--- START ---

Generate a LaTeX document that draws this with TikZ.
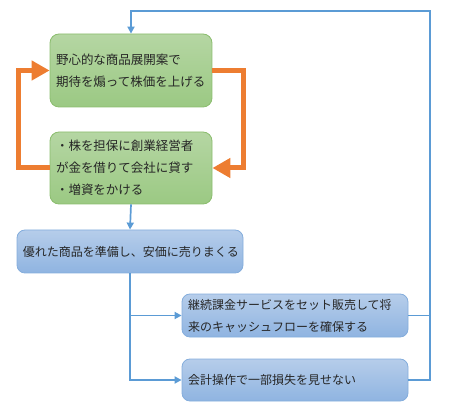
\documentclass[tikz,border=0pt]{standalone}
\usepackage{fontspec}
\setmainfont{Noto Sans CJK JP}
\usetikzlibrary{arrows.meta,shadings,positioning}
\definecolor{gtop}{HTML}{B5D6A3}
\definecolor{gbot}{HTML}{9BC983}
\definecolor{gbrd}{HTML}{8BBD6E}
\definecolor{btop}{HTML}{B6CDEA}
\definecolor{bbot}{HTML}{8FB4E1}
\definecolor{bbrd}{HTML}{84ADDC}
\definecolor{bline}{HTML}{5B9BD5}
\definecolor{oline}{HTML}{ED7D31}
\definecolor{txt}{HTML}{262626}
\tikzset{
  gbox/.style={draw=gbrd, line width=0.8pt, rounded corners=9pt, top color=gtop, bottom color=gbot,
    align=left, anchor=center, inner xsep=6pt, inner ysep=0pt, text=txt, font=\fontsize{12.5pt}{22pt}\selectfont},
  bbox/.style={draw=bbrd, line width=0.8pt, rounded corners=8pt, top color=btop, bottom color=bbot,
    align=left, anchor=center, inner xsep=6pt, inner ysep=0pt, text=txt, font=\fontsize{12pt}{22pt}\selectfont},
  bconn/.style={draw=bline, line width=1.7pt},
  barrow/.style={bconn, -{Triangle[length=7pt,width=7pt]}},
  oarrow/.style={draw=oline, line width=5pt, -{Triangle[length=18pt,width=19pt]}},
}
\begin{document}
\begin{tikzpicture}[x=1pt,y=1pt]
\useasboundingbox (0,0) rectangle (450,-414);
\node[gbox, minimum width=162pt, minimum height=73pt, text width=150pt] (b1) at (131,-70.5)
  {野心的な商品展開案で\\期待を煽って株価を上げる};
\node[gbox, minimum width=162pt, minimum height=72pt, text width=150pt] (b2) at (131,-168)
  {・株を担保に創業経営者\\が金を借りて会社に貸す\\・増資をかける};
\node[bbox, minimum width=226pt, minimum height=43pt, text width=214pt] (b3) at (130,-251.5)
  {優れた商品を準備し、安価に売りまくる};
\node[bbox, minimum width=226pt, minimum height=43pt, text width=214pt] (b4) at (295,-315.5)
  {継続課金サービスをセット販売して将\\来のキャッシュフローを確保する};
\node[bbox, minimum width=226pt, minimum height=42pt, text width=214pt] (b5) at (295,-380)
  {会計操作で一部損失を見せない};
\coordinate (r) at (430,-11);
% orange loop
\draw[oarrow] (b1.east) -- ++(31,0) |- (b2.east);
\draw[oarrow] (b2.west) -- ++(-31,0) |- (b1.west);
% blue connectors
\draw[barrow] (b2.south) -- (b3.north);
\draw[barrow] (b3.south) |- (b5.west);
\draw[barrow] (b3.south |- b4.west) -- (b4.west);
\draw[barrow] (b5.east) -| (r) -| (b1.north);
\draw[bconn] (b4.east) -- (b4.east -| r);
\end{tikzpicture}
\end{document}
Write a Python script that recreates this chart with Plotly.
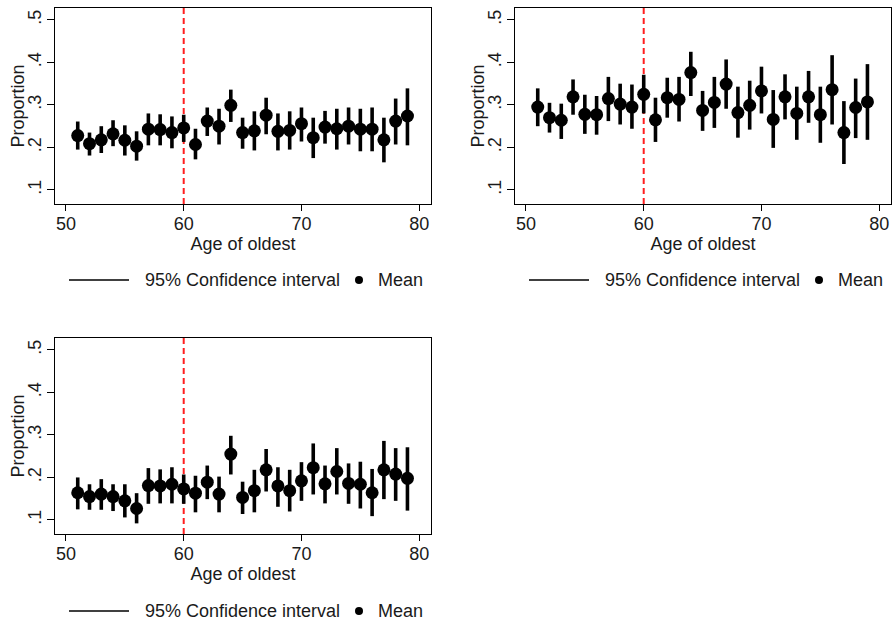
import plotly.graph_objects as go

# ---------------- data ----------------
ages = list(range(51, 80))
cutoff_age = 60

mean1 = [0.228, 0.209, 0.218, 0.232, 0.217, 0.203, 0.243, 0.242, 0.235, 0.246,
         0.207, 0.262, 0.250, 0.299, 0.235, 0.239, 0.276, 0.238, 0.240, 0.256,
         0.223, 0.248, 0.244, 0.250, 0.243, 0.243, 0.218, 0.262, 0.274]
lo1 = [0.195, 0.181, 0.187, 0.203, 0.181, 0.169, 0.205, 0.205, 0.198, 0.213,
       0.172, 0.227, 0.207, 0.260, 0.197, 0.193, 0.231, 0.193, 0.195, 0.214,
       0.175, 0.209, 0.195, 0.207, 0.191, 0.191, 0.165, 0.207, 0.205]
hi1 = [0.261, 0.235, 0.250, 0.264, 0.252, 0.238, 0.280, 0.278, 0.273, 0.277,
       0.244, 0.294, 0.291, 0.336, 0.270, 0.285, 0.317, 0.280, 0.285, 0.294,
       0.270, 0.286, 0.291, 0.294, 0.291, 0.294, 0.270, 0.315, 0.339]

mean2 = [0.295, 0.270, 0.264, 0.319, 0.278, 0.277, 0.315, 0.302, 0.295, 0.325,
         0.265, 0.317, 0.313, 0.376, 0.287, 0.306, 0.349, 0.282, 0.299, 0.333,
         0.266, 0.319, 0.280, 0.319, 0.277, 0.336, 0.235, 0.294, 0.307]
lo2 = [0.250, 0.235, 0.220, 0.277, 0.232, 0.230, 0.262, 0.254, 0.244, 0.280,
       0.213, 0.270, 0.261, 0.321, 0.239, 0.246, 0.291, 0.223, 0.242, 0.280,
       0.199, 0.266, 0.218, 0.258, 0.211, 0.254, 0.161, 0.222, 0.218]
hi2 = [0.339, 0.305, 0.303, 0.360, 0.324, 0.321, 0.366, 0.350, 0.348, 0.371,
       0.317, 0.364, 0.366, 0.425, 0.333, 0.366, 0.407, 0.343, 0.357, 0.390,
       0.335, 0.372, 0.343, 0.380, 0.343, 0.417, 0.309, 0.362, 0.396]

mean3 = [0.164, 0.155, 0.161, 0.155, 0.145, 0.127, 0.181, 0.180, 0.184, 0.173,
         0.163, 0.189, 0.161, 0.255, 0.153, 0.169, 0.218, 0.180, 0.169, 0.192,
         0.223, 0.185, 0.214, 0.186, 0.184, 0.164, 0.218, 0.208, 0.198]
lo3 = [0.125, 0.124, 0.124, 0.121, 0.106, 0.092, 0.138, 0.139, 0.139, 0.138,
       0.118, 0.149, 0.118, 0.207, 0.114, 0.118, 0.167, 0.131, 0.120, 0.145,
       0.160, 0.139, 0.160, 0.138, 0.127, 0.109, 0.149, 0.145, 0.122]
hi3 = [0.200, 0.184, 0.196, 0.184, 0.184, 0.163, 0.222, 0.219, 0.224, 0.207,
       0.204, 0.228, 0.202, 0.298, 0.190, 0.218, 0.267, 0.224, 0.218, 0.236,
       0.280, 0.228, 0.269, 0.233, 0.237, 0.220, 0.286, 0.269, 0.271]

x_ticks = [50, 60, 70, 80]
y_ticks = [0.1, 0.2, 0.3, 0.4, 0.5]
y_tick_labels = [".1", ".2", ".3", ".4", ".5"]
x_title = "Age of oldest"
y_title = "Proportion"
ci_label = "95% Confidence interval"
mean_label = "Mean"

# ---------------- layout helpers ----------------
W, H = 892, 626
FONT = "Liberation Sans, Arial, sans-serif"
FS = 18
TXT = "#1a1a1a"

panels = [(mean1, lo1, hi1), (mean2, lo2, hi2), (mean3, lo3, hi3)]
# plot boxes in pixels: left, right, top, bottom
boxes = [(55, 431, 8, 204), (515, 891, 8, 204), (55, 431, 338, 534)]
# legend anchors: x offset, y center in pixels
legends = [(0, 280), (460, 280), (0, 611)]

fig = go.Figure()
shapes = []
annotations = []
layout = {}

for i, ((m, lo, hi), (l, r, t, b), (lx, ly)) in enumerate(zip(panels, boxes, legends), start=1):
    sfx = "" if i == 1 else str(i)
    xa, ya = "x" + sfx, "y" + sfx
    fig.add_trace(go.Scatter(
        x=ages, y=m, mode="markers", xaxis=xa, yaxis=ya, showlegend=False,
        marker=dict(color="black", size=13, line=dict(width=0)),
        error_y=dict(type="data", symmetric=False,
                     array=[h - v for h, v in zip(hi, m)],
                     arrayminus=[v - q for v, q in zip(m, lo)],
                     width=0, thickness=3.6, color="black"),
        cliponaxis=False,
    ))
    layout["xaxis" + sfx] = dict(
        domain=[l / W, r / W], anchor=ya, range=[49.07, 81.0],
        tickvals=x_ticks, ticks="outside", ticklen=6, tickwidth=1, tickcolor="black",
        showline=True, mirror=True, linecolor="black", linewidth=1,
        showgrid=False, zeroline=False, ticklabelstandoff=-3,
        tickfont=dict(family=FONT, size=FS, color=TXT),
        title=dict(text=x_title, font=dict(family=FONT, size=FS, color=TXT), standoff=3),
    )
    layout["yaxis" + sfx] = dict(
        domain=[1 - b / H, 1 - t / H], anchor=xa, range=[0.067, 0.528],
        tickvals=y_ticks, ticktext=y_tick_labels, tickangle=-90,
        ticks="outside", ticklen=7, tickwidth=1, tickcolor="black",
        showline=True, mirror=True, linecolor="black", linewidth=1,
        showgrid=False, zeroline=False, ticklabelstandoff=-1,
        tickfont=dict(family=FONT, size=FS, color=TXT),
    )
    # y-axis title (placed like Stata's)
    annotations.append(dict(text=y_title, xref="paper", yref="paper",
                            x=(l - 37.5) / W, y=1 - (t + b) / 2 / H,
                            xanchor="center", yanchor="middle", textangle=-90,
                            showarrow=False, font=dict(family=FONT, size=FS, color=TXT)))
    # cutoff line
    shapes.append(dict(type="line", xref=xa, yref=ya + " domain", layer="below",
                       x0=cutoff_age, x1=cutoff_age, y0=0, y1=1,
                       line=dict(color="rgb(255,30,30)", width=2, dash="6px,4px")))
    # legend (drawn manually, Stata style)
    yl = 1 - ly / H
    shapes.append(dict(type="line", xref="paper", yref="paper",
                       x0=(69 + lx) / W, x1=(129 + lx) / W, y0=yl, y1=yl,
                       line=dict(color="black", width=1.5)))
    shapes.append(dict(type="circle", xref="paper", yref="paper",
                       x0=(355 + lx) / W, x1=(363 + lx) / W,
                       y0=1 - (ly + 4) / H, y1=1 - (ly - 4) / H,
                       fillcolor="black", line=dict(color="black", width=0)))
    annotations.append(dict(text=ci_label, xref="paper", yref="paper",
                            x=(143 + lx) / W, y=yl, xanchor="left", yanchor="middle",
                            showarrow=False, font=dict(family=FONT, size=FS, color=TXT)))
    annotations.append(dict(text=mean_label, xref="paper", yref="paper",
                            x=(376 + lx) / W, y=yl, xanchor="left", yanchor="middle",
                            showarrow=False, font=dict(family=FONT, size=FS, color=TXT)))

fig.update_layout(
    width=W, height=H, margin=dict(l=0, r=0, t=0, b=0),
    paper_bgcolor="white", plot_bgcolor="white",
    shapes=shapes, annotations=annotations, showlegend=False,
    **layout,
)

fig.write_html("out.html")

--- END ---

Task ▸
Can you give again only the lines between the one containing "Write a Python" and the one containing "0.335, 0.372, 0.343, 0.380, 0.343, 0.417, 0.309, 0.362, 0.396]", counting both, exactly as they appear and without any pictures?

Task output ▸
Write a Python script that recreates this chart with Plotly.
import plotly.graph_objects as go

# ---------------- data ----------------
ages = list(range(51, 80))
cutoff_age = 60

mean1 = [0.228, 0.209, 0.218, 0.232, 0.217, 0.203, 0.243, 0.242, 0.235, 0.246,
         0.207, 0.262, 0.250, 0.299, 0.235, 0.239, 0.276, 0.238, 0.240, 0.256,
         0.223, 0.248, 0.244, 0.250, 0.243, 0.243, 0.218, 0.262, 0.274]
lo1 = [0.195, 0.181, 0.187, 0.203, 0.181, 0.169, 0.205, 0.205, 0.198, 0.213,
       0.172, 0.227, 0.207, 0.260, 0.197, 0.193, 0.231, 0.193, 0.195, 0.214,
       0.175, 0.209, 0.195, 0.207, 0.191, 0.191, 0.165, 0.207, 0.205]
hi1 = [0.261, 0.235, 0.250, 0.264, 0.252, 0.238, 0.280, 0.278, 0.273, 0.277,
       0.244, 0.294, 0.291, 0.336, 0.270, 0.285, 0.317, 0.280, 0.285, 0.294,
       0.270, 0.286, 0.291, 0.294, 0.291, 0.294, 0.270, 0.315, 0.339]

mean2 = [0.295, 0.270, 0.264, 0.319, 0.278, 0.277, 0.315, 0.302, 0.295, 0.325,
         0.265, 0.317, 0.313, 0.376, 0.287, 0.306, 0.349, 0.282, 0.299, 0.333,
         0.266, 0.319, 0.280, 0.319, 0.277, 0.336, 0.235, 0.294, 0.307]
lo2 = [0.250, 0.235, 0.220, 0.277, 0.232, 0.230, 0.262, 0.254, 0.244, 0.280,
       0.213, 0.270, 0.261, 0.321, 0.239, 0.246, 0.291, 0.223, 0.242, 0.280,
       0.199, 0.266, 0.218, 0.258, 0.211, 0.254, 0.161, 0.222, 0.218]
hi2 = [0.339, 0.305, 0.303, 0.360, 0.324, 0.321, 0.366, 0.350, 0.348, 0.371,
       0.317, 0.364, 0.366, 0.425, 0.333, 0.366, 0.407, 0.343, 0.357, 0.390,
       0.335, 0.372, 0.343, 0.380, 0.343, 0.417, 0.309, 0.362, 0.396]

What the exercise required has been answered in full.